Si, en efecto, pretendemos comunicar hoy en día el evangelio a algo más que un minúsculo porcentaje de la gente y ayudar a los cristianos a mantener una relación robusta, duradera y transformadora con Cristo, tenemos que dedicarnos a ello a largo plazo, con la capacidad de utilizar enfoques tanto racionales como imaginativos al respecto de la creencia y la práctica.
De manera que empecé a pensar en cómo había hablado sobre mi viaje hacia la fe, qué había incluido, qué había dejado fuera, qué me había limitado a apuntar sin más. Me di cuenta de que aquellos breves meses de intensa búsqueda y reflexión en los que reconsideré mi ateísmo no habían supuesto un gran cambio como punto de inflexión. Cuando me encontraba con argumentos e indicios a favor del cristianismo, mi razón era por fin capaz de alinearse con mi imaginación, la cual, como la aguja de una brújula, había señalado trémula hacia el verdadero norte durante muchos años.
Con la oportunidad de ofrecer una versión más completa de mi conversión al cristianismo llegó también la oportunidad de contar también cómo se había seguido desarrollando mi historia. Por la gracia de Dios, mi historia ha sido la de amar a Dios de un modo más pleno y más profundo de manera gradual y la de continuar por la senda de su verdad allá donde esta condujese, que ha resultado ser la Iglesia católica.
Se diría que esperar lo inesperado es una manera útil de afrontar la vida cristiana. Cuando escribí la primera versión del libro, era episcopaliana y también era una profesora titular de Literatura Inglesa en el sur de California que se estaba sacando un título de Apologética en una universidad protestante; mientras escribo esto, soy católica y la directora de un máster de Apologética Cultural en la Houston Baptist University de Texas. Todo esto no sale de uno sin más…
Pues bien, este libro mira tanto hacia delante como hacia atrás desde ese primer fotograma de mi viaje que se ofrecía en Not God’s Type. Hacia delante, para cruzar el Tíber y ser recibida en plena comunión con la Iglesia católica, y hacia atrás, para remontarme a las raíces más profundas tanto de mi ateísmo como de mi fe.
I
Una derrota gloriosa
Me pareció ver un árbol, el más maravilloso,
elevado en la altura, y envuelto en luz,
la cruz más brillante. Aquella almenara
refulgía en oro. Joyas
desperdigadas brillaban a sus pies; y
otras cinco fijas sobre los brazos.
El sueño de la cruz
Me dispongo ahora a acometer algo que podría parecer una tarea sencilla: recordar cómo fue que me alejé del ateísmo y me adentré en la fe cristiana.

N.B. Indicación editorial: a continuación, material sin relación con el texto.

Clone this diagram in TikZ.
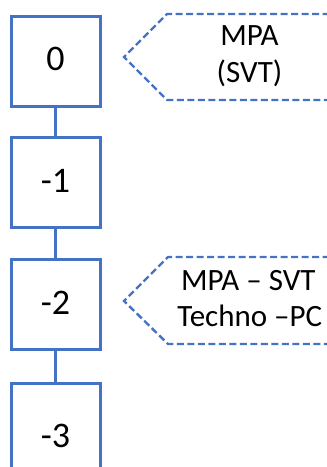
\documentclass[tikz,border=0pt]{standalone}
\usepackage{fontspec}
\setmainfont{Carlito}
\definecolor{obl}{HTML}{4472C4}
\begin{document}
\begin{tikzpicture}[x=1pt,y=-1pt,
  stepbox/.style={draw=obl,line width=3pt,minimum width=89pt,minimum height=90pt,inner sep=0pt},
  steptext/.style={anchor=base,inner sep=0pt,font=\fontsize{36}{40}\selectfont},
  link/.style={draw=obl,line width=3pt},
  callout/.style={draw=obl,line width=2.4pt,dash pattern=on 7pt off 3.5pt},
  calltext/.style={anchor=base,inner sep=0pt,font=\fontsize{31}{37}\selectfont}]
\useasboundingbox (0,0) rectangle (327,467);
\node[stepbox] (s0) at (55.5,61) {};
\node[stepbox] (s1) at (55.5,182.5) {};
\node[stepbox] (s2) at (55.5,304.5) {};
\node[stepbox,minimum height=100pt] (s3) at (55.5,433) {};
\node[steptext] (t0) at (55.5,70) {0};
\node[steptext] (t1) at (55.5,192.3) {-1};
\node[steptext] (t2) at (55.5,314.3) {-2};
\node[steptext] (t3) at (55.5,447.3) {-3};
\draw[link] (s0.south) -- (s1.north);
\draw[link] (s1.south) -- (s2.north);
\draw[link] (s2.south) -- (s3.north);
\draw[callout] (340,14) -- (167,14) -- (124,57) -- (167,100) -- (340,100);
\draw[callout] (340,257) -- (168,257) -- (124,301) -- (168,344) -- (340,344);
\node[calltext] (c1a) at (249.5,45.7) {MPA};
\node[calltext] (c1b) at (249.5,82.3) {(SVT)};
\node[calltext] (c2a) at (248.3,290) {MPA -- SVT};
\node[calltext] (c2b) at (249.8,326.7) {Techno --PC};
\end{tikzpicture}
\end{document}
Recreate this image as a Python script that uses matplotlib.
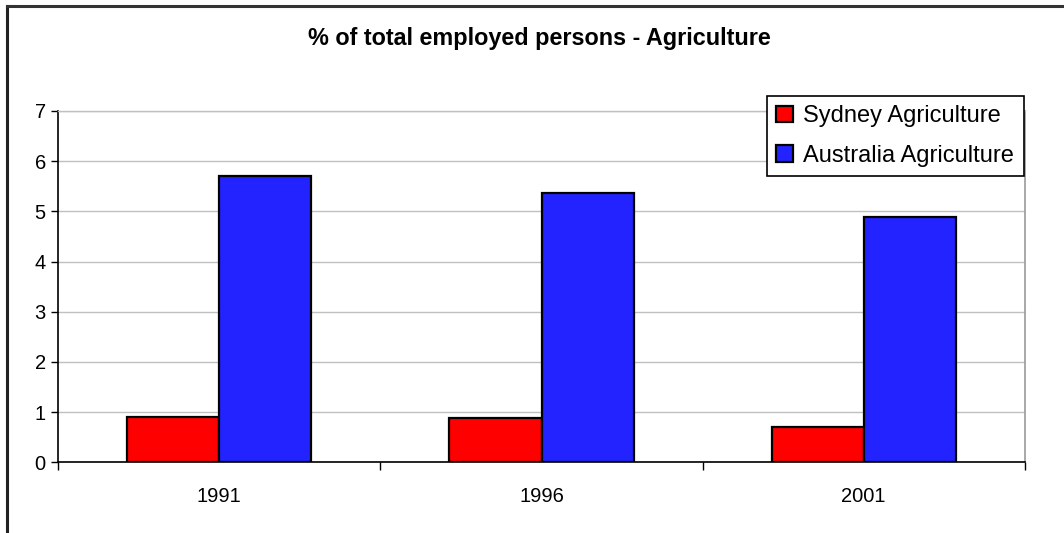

Sin embargo, contar esta historia no es tan sencillo.
Cuando le di el sí a Cristo pensé que había llegado al final de mi camino, pero me encontré con que simplemente había coronado la colina más cercana. El camino, al parecer, seguía y seguía, y no tardé en percatarme de que la vida cristiana no iba a ser fácil.
Era emocionante aprender más sobre teología y sobre doctrina —ya ves, soy académica—, pero resultaba mucho más complicado integrar aquellos conocimientos nuevos en mi vida diaria. Tenía que aprender a rezar y a formar parte de una comunidad integrada por esa gente rara y un tanto intimidatoria de los llamados cristianos. Tenía que reconsiderar mi postura como feminista liberal; gran parte de lo que creía hasta entonces había resultado ser falso, fundamentado como estaba en una manera incompleta y distorsionada de entender lo que significa ser humano (y sexo femenino). Tenía que descubrir cómo ser un testigo cristiano en un entorno hostil, como profesora de literatura en una escuela universitaria secular.
Y tenía que aprender a verme a mí misma de un modo nuevo. Hasta entonces me había considerado una persona razonablemente agradable y buena, pero entonces entendí que aun en mis mejores momentos me quedaba muy lejos de la perfección de Dios, fuente de toda bondad. Sin embargo, la Iglesia decía que mi Padre celestial me ama de forma plena y sin reservas. A la luz de aquel amor inmerecido, me formé el deseo de una relación más fuerte y más profunda con mi Salvador, y también el deseo de recibir su ayuda con el fin de convertirme en aquello para lo cual él me había creado.
Tal vez la parte más difícil y la más transformadora de mi nueva vida era la de encontrarme por primera vez —y después de forma repetida— al pie de la cruz; allí fue donde descubrí la realidad de la gracia.
En la época en que me hice cristiana, se diría que de cara al exterior guardaba la compostura, pero estaba herida por dentro al acabar de salir de una relación larga y desastrosa, una relación en la que me había visto inmersa de mala manera —tal y como enseña la Iglesia, aunque yo no lo sabía en aquel momento— y que había finalizado de un modo doloroso.
¿Podría llegar a alcanzarme la gracia de Dios y sanar las heridas ocultas en mi corazón? Yo no sabía lo suficiente como plantearme siquiera la pregunta; seguía estando demasiado anestesiada como para saber que necesitaba ayuda de una forma tan desesperada.